* _Stated task_: Copy out each line of the listing that has the word "size" in it.
————————
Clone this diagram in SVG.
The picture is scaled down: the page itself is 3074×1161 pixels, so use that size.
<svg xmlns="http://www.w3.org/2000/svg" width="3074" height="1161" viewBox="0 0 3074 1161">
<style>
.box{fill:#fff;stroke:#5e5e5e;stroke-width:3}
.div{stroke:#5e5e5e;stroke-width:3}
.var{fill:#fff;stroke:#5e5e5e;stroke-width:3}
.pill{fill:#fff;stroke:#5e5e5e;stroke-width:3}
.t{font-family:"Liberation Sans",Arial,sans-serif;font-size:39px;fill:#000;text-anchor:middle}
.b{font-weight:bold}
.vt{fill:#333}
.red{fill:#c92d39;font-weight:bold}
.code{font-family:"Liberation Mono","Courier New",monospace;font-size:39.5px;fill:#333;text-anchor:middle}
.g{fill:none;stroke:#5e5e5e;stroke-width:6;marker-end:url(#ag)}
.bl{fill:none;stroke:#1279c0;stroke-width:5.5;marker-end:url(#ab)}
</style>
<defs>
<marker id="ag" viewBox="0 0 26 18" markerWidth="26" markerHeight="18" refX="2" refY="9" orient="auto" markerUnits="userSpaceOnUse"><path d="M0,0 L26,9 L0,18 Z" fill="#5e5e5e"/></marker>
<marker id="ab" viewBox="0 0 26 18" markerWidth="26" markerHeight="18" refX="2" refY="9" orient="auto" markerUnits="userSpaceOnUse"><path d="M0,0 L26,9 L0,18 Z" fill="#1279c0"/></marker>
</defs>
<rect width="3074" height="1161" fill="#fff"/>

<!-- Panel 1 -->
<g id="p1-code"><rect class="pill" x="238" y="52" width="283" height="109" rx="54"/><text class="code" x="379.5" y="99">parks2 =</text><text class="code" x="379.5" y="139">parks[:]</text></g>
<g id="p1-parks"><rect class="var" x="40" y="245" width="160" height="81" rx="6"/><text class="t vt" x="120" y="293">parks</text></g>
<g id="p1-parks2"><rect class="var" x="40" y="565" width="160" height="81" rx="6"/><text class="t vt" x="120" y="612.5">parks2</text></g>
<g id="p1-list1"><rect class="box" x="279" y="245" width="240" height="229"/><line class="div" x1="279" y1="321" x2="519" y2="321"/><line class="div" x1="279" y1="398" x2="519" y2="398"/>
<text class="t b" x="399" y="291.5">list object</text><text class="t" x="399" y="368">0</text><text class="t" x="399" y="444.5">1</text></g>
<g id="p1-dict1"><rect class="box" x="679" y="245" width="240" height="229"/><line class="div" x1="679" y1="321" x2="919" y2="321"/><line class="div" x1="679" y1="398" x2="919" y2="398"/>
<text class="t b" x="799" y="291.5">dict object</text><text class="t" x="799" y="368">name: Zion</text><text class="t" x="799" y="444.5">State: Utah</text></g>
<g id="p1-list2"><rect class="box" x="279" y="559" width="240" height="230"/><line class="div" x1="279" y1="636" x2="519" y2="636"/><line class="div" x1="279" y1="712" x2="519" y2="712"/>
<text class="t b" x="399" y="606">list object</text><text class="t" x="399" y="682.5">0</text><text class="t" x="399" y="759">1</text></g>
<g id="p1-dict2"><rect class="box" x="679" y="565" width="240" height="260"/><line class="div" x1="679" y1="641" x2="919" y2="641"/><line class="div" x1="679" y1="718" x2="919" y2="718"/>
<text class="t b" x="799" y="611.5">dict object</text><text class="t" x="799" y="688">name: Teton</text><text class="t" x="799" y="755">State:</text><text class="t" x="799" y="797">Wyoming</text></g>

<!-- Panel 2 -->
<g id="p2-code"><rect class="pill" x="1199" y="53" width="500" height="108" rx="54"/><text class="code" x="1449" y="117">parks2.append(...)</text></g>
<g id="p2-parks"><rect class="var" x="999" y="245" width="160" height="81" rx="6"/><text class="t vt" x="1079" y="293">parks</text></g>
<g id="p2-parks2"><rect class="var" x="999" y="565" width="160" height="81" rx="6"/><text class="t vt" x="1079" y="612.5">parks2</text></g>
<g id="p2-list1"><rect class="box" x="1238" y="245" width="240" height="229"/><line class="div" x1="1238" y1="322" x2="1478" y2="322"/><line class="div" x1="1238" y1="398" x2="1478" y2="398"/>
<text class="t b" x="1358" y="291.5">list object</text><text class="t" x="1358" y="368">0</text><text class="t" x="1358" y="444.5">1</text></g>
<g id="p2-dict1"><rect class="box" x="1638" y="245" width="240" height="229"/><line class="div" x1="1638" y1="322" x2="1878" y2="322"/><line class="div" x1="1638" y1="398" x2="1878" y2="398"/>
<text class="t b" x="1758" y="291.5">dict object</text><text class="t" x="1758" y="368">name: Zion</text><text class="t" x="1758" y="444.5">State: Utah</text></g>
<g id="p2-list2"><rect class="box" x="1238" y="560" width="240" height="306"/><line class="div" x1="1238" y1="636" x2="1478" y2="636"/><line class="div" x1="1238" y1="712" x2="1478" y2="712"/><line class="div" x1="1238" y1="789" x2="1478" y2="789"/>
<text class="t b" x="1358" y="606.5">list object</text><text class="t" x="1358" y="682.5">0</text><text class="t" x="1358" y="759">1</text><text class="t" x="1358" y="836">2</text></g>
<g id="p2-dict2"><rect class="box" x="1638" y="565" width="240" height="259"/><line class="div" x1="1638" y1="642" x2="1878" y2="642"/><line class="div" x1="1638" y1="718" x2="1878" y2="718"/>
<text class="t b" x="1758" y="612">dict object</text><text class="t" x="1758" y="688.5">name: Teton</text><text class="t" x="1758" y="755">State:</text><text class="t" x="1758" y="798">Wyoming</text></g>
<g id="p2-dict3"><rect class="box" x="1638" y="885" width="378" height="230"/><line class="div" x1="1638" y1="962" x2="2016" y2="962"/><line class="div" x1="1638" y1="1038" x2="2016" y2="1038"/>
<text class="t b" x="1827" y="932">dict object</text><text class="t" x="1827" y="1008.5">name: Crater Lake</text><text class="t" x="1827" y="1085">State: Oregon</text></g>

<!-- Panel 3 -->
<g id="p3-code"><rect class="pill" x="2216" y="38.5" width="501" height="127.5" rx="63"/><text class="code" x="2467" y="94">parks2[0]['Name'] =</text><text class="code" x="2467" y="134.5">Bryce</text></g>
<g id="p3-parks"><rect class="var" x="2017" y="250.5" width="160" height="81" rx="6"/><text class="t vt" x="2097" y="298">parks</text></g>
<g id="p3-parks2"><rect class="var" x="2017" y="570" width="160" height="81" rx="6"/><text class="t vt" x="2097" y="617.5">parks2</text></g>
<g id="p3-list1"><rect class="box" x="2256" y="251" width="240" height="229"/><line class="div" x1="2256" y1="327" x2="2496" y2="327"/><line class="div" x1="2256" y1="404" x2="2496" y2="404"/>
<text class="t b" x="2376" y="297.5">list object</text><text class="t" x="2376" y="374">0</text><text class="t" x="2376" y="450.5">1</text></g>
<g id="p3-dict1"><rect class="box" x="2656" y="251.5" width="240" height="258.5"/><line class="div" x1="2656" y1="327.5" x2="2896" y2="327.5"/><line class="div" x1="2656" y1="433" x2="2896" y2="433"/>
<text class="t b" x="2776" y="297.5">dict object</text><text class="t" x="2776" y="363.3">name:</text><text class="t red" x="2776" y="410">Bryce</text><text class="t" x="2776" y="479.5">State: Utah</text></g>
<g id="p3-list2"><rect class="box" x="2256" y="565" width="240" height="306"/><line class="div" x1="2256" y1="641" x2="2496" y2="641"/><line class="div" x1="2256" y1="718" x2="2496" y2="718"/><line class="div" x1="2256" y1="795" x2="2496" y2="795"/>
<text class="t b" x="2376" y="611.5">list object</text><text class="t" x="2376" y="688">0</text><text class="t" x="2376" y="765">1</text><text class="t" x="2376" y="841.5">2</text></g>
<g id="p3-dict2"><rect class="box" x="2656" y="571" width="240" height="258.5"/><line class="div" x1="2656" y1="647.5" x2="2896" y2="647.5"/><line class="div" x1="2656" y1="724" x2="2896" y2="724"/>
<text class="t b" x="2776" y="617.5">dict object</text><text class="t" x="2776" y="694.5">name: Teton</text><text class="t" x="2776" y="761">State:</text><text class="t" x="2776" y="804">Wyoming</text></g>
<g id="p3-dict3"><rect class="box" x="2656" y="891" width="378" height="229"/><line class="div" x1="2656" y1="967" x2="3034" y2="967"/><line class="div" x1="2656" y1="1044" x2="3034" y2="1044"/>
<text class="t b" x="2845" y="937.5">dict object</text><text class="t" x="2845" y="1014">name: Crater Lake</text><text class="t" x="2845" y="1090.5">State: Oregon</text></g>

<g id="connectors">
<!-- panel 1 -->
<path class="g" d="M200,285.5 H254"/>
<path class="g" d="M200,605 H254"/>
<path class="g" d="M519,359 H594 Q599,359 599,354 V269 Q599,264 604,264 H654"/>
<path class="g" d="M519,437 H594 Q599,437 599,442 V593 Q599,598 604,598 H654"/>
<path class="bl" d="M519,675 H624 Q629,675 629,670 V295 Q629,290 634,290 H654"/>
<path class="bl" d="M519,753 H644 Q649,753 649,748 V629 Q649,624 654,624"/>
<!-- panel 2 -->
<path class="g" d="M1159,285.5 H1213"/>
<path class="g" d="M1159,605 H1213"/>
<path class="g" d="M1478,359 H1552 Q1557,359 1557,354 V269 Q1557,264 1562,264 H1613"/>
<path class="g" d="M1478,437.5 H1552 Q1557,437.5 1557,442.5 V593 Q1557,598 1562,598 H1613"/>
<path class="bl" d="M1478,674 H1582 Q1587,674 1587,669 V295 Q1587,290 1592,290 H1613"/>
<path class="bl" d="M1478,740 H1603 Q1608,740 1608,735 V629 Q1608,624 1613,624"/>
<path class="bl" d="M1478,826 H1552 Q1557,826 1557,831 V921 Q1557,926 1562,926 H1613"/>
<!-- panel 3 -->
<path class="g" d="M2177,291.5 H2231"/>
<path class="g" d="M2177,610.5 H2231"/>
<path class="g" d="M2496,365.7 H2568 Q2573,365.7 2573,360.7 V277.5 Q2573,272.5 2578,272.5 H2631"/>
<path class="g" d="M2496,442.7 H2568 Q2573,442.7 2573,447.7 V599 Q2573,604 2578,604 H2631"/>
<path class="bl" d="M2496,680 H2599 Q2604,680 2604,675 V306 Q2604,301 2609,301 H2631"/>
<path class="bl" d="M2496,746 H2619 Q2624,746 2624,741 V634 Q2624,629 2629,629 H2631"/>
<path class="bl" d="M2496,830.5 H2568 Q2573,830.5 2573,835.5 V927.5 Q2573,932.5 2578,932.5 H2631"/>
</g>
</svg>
————————
* _Written solution_:
The picture is scaled down: the page itself is 3074×1161 pixels, so use that size.
.t{font-family:"Liberation Sans",Arial,sans-serif;font-size:39px;fill:#000;text-anchor:middle}
.code{font-family:"Liberation Mono","Courier New",monospace;font-size:39.5px;fill:#333;text-anchor:middle}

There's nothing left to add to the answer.